Why this automation exists
Scheduling meetings usually looks simple, but in reality it takes time.
You check calendars, find a free slot, send invites, add agendas, and then remember to follow up. When this happens multiple times a day, it adds up.
The goal of this automation is simple:
handle meeting-related tasks using a single WhatsApp voice message.

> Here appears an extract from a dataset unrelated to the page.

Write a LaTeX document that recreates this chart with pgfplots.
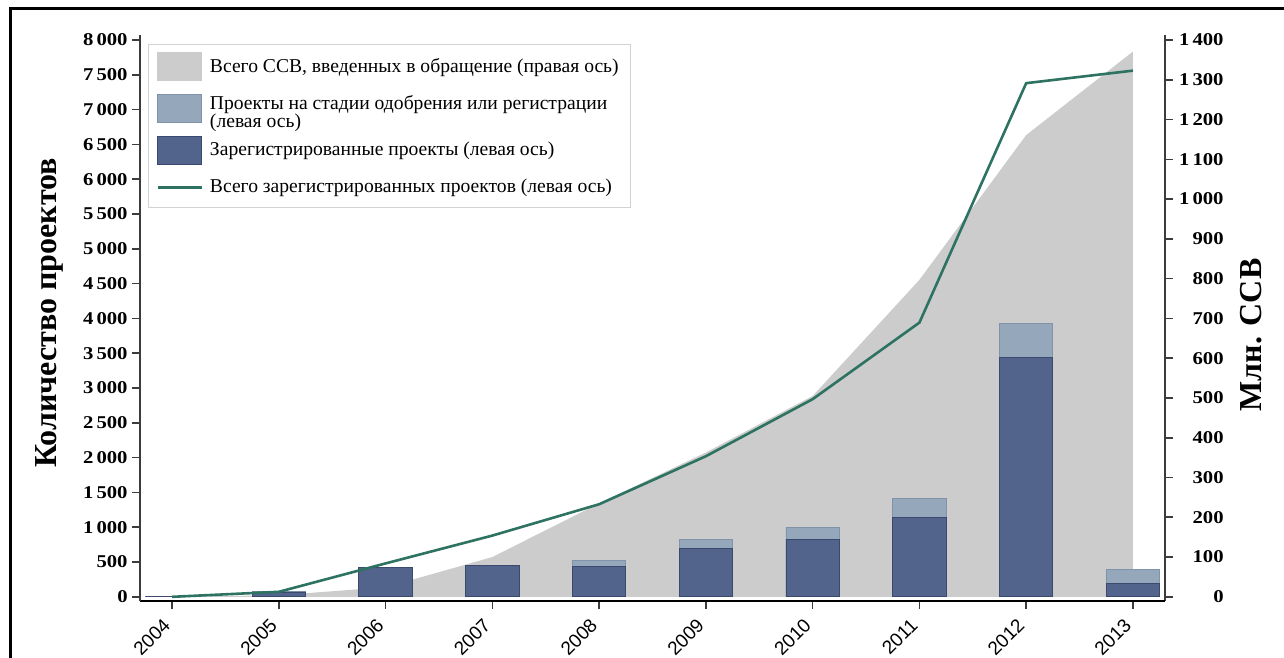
\documentclass[border=0pt]{standalone}
\usepackage{pgfplots}
\pgfplotsset{compat=1.18}
\usepackage{fontspec}
\setmainfont{Liberation Serif}
\newfontfamily\tickfont[FakeStretch=1.15]{Liberation Serif}
\newfontfamily\xfont{Liberation Sans}

\definecolor{areagray}{HTML}{CCCCCC}
\definecolor{barlight}{HTML}{94A7BB}
\definecolor{barlightedge}{HTML}{8193A8}
\definecolor{bardark}{HTML}{52648C}
\definecolor{bardarkedge}{HTML}{3A4A6E}
\definecolor{lineteal}{HTML}{2E7262}
\definecolor{axisgray}{HTML}{3C3C3C}

\pgfplotsset{
  base/.style={
    scale only axis, width=512.5pt, height=283pt,
    at={(70pt,28.5pt)}, anchor=south west,
    xmin=-0.3, xmax=9.3,
    tick align=outside, major tick length=4pt,
    every tick/.style={axisgray, line width=0.8pt},
    /pgf/number format/.cd, 1000 sep={\hspace{1.5pt}}, assume math mode=true,
  },
  boxlegend/.style={legend image code/.code={\draw[##1] (0pt,-7pt) rectangle (22pt,7pt);}},
  linelegend/.style={legend image code/.code={\draw[##1] (0pt,0pt) -- (22pt,0pt);}},
}

\begin{document}
\begin{tikzpicture}
\path[use as bounding box] (0,0) rectangle (642pt,329pt);
\draw[line width=1.5pt] (5.25pt,0) -- (5.25pt,324.5pt) -- (642pt,324.5pt);

% right axis: cumulative CERs issued, mln
\begin{axis}[base,
  ymin=-10.5, ymax=1412.6,
  axis x line=none, axis y line*=right,
  axis line style={axisgray, line width=0.8pt},
  ytick={0,100,...,1400},
  yticklabel style={font=\tickfont\bfseries\fontsize{9}{10}\selectfont, anchor=east, inner sep=0pt, xshift=25.5pt},
  ylabel={Млн. ССВ},
  ylabel style={font=\bfseries\fontsize{16}{18}\selectfont, at={(axis description cs:1.084,0.47)}, anchor=center},
]
\addplot[fill=areagray, draw=none] coordinates {
  (0,0) (1,4) (2,24) (3,100) (4,235) (5,363) (6,505) (7,797) (8,1161) (9,1371)
} \closedcycle;
\end{axis}

% left axis: number of projects
\begin{axis}[base,
  ymin=-60, ymax=8072,
  axis y line*=left, axis x line*=bottom,
  y axis line style={axisgray, line width=0.8pt},
  x axis line style={black, line width=1pt},
  xtick={0,...,9},
  xticklabels={2004,2005,2006,2007,2008,2009,2010,2011,2012,2013},
  xticklabel style={font=\xfont\fontsize{9.5}{11}\selectfont, yshift=-6.5pt, xshift=-2.5pt, rotate=45, anchor=east, inner sep=0pt},
  ytick={0,500,...,8000},
  yticklabel style={font=\tickfont\bfseries\fontsize{9}{10}\selectfont, anchor=east, inner sep=0pt, xshift=-2pt},
  ylabel={Количество проектов},
  ylabel style={font=\bfseries\fontsize{16}{18}\selectfont, at={(axis description cs:-0.0887,0.509)}, anchor=center},
  legend cell align=left,
  legend style={at={(axis description cs:0.0078,0.984)}, anchor=north west,
    draw=gray!35, fill=white, inner sep=4pt, row sep=5pt,
    font=\fontsize{9.8}{8.5}\selectfont,
    /tikz/every odd column/.append style={column sep=1.5pt}},
]
\addlegendimage{boxlegend, fill=areagray, draw=areagray}
\addlegendentry{Всего ССВ, введенных в обращение (правая ось)}

\addplot[ybar, bar width=0.5, bar shift=0pt, fill=barlight, draw=barlightedge, boxlegend] coordinates {
  (0,0) (1,75) (2,425) (3,455) (4,523) (5,821) (6,1003) (7,1411) (8,3931) (9,394)
};
\addlegendentry{\begin{tabular}{@{}l@{}}Проекты на стадии одобрения или регистрации\\(левая ось)\end{tabular}}

\addplot[ybar, bar width=0.5, bar shift=0pt, fill=bardark, draw=bardarkedge, boxlegend] coordinates {
  (0,0) (1,70) (2,420) (3,446) (4,442) (5,696) (6,826) (7,1138) (8,3437) (9,197)
};
\addlegendentry{Зарегистрированные проекты (левая ось)}

\addplot[lineteal, line width=1.3pt, linelegend] coordinates {
  (0,0) (1,72) (2,480) (3,880) (4,1330) (5,2020) (6,2840) (7,3940) (8,7380) (9,7560)
};
\addlegendentry{Всего зарегистрированных проектов (левая ось)}
\end{axis}
\end{tikzpicture}
\end{document}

Instead of opening Gmail or Google Calendar, the user sends a voice note like:
“Book a product meeting with Jumar.”
From there, the workflow takes care of the rest
What this automation does (in practice)
When a voice message is sent on WhatsApp, the scenario can:
- Convert the voice message into text
- Understand what the user wants (meeting or email)
- Create a Google Calendar event when needed
- Send confirmation back on WhatsApp (text + voice note)
- Send emails when the request is email-related
All actions are triggered only by the voice instruction.
Tools involved
- WhatsApp Cloud API (via Meta Developer account)
- OpenAI (for transcription and instruction parsing)
- Google Calendar
- Email service
- ElevenLabs (text-to-speech)
Scenario overview
The scenario starts by watching incoming WhatsApp messages.
This includes both text and audio messages, but this setup focuses on audio input.
1. Watching WhatsApp responses
The first module listens for new WhatsApp responses.
This requires a verified Meta Developer account and an approved WhatsApp app.
Once connected, every incoming message is captured by the scenario.
2. Downloading the audio message
If the incoming message is an audio note, it is downloaded using the WhatsApp media download step.
This audio file becomes the input for the next stage.
3. Converting voice to text (transcription)
The audio file is sent to OpenAI for transcription.
At this point, we now have:
-
The original voice message
-
The text version of what the user said
This transcript is used in all following steps.
4. Understanding the user’s intent
A second OpenAI step is used to interpret the instruction, not just read the text.
For example:
-
“Book a meeting” → calendar action
-
“Send an email” → email action
Based on this interpretation, the scenario assigns a result type:
-
Type 0 → Meeting-related request
-
Type 1 → Email-related request
This decides which route the scenario will follow.
Route 1: Meeting scheduling flow (Result Type 0)
When the instruction is about scheduling a meeting, the scenario:
- Calculates:
-
Start time
-
End time
-
Duration
- Creates a Google Calendar event
Adds meeting details and agenda
WhatsApp confirmation (text)
A WhatsApp text message is sent with:
-
Meeting date and time
-
Calendar confirmation
-
Any additional details
WhatsApp confirmation (voice note)
To keep the interaction natural, a voice response is also sent.
Steps involved:
- OpenAI generates the confirmation text
- ElevenLabs converts text to speech
- Audio is converted to Opus format (required for WhatsApp voice notes)
- Media is uploaded and sent via WhatsApp API
An HTTP module is used here instead of the default WhatsApp module, because WhatsApp requires voice=true to deliver messages as real voice notes.
Route 2: Email-related flow (Result Type 1)
If the voice instruction is about sending an email:
- OpenAI generates:
- Email subject
- Email body (HTML)
-
The email is sent to the recipient
-
A voice note confirmation is also generated and delivered
This keeps the experience consistent—every voice request gets a voice response.
Why HTTP is used for voice notes
The official WhatsApp module allows sending audio files, but not voice notes.
To send proper voice notes:
- The WhatsApp API requires voice=true
- This is only possible through an HTTP request following official API documentation
Final outcome
With this setup:
- The user never opens Calendar or Gmail
- Everything starts from WhatsApp
- Voice instructions are enough to trigger real actions
- The system responds the way a human assistant would
This automation is not about replacing people.
It’s about removing repetitive steps that slow down daily work.
Once set up, it quietly runs in the background and handles routine requests triggered by simple voice messages.